[Start DATA EXCERPT]
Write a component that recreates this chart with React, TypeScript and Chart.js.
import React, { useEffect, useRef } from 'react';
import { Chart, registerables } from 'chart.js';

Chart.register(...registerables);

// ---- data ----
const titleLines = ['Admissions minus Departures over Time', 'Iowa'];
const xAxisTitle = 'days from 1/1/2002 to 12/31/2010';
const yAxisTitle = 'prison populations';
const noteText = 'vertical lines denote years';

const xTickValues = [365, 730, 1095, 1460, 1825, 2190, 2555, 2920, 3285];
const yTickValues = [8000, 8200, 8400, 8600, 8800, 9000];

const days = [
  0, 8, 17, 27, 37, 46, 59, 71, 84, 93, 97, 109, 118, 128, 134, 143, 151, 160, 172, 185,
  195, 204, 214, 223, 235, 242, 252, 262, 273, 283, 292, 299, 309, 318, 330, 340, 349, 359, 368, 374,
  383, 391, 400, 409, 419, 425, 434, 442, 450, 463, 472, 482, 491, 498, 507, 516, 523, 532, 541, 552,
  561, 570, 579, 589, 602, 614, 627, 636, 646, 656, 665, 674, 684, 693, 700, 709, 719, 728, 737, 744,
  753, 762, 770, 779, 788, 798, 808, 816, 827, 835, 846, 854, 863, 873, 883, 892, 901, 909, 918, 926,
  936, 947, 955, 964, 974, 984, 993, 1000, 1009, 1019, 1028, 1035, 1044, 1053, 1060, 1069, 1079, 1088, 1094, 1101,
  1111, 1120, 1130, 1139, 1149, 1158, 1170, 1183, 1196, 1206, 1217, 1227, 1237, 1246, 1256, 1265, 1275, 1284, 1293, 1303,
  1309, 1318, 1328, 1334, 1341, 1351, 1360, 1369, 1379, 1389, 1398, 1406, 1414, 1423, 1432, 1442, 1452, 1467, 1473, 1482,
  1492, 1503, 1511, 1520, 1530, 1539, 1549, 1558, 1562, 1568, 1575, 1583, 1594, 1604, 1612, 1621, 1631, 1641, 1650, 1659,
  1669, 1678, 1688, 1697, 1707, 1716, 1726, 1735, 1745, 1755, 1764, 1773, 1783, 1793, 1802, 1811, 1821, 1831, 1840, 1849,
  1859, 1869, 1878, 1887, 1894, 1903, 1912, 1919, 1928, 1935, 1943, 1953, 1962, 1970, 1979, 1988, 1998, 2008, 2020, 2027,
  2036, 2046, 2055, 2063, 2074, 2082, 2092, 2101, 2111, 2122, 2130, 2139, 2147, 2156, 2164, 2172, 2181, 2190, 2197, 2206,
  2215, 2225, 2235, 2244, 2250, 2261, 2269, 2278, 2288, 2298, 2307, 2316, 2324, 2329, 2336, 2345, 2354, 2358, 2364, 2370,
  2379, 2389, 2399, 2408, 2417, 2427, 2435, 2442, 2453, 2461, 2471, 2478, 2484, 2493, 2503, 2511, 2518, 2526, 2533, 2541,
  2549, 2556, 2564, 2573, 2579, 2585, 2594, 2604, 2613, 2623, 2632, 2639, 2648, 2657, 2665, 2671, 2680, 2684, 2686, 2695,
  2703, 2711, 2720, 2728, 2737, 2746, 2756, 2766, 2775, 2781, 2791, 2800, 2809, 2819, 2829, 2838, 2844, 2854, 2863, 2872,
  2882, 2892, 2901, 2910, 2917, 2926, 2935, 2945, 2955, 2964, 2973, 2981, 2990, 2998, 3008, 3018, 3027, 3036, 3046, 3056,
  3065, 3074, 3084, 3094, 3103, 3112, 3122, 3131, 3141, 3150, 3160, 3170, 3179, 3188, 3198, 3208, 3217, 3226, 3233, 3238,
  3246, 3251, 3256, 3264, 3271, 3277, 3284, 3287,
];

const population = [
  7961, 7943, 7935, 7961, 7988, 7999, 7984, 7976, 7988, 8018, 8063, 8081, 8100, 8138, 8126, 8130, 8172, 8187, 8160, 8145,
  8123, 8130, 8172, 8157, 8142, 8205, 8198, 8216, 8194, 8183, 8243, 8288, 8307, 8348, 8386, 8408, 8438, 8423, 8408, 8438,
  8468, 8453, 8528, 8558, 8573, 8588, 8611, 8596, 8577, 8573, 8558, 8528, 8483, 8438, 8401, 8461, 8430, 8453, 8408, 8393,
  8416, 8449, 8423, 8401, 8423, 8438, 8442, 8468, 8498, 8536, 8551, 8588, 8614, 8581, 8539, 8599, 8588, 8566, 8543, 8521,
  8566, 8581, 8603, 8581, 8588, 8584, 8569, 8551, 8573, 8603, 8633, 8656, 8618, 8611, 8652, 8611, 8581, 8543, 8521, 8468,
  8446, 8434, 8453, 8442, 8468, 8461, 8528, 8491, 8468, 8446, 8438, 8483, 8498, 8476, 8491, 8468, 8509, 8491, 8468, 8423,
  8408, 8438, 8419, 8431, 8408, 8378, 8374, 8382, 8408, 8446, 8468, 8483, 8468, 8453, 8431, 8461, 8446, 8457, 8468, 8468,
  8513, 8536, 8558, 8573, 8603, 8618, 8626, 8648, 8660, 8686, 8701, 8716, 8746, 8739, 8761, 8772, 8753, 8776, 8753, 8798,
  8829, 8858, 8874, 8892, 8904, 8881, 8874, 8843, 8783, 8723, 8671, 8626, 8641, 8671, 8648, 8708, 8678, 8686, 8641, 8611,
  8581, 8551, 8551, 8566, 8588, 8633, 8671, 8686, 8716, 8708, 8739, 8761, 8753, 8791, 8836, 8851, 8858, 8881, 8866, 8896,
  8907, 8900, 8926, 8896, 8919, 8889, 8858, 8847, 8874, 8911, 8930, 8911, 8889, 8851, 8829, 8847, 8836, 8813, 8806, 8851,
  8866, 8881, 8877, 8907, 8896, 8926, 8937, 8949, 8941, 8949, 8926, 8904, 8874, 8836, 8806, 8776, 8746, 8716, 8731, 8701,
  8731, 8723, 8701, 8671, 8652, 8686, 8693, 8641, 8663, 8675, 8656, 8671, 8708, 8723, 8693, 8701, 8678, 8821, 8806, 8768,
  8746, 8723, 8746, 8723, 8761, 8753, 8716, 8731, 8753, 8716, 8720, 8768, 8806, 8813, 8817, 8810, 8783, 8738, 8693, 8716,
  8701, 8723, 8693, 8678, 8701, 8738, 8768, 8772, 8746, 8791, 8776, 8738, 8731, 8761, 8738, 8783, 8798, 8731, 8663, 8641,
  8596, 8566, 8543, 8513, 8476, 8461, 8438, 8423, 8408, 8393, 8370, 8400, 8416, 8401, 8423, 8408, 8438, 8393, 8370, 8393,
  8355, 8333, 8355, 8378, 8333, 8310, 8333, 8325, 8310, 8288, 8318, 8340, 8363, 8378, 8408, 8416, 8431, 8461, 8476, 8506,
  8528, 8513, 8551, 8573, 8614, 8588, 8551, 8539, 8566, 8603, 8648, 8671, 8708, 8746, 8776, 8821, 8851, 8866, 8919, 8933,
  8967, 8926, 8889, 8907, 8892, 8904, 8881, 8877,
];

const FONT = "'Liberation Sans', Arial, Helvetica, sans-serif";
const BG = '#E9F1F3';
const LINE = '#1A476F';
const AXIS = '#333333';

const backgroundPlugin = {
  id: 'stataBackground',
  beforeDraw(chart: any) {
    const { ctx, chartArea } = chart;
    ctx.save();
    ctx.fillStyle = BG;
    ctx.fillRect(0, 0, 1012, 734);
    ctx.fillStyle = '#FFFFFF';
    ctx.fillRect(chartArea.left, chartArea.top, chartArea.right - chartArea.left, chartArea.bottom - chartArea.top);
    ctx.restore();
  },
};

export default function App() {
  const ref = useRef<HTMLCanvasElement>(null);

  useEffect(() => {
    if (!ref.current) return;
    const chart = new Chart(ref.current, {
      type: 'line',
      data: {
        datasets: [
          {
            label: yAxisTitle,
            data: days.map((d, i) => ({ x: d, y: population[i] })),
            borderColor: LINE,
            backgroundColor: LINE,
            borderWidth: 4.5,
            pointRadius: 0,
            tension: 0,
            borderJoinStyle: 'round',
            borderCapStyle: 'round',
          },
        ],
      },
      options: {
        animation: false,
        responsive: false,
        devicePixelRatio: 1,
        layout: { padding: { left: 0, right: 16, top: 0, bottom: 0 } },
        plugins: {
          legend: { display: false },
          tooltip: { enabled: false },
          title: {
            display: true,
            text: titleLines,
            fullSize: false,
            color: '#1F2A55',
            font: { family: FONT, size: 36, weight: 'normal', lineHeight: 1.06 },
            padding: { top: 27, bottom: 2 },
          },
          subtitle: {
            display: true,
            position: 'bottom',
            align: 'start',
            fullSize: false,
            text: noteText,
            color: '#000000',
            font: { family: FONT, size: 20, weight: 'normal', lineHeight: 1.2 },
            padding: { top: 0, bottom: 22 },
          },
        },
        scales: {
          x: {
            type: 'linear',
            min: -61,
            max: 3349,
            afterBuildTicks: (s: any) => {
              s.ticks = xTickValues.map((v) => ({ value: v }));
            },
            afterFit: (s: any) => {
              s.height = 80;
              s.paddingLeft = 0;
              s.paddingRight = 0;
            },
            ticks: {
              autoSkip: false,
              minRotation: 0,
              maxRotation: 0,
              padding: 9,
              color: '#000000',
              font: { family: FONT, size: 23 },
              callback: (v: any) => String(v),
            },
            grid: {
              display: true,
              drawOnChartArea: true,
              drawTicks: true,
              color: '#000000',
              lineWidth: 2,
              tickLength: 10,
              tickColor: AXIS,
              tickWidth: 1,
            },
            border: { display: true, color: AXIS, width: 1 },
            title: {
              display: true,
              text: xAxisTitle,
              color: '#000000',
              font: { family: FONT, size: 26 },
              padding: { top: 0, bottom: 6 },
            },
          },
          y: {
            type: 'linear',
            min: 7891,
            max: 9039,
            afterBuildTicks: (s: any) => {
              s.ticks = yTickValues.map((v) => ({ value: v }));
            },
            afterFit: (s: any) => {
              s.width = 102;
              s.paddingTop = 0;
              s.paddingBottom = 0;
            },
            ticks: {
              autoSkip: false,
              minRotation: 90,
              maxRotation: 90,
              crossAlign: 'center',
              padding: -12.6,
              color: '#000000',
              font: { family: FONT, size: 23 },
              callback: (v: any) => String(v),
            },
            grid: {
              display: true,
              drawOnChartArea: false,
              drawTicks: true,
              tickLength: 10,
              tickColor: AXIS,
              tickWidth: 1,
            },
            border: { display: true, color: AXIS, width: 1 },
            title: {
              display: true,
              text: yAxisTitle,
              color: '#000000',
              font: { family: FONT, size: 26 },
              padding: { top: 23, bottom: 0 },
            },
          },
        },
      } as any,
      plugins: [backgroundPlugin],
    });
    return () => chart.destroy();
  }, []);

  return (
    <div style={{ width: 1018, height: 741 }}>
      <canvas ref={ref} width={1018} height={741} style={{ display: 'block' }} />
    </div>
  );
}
[End DATA EXCERPT]
### REQUIRED TASK
Return the number of lines that include the word "React", and nothing else.

### THE RESULT
2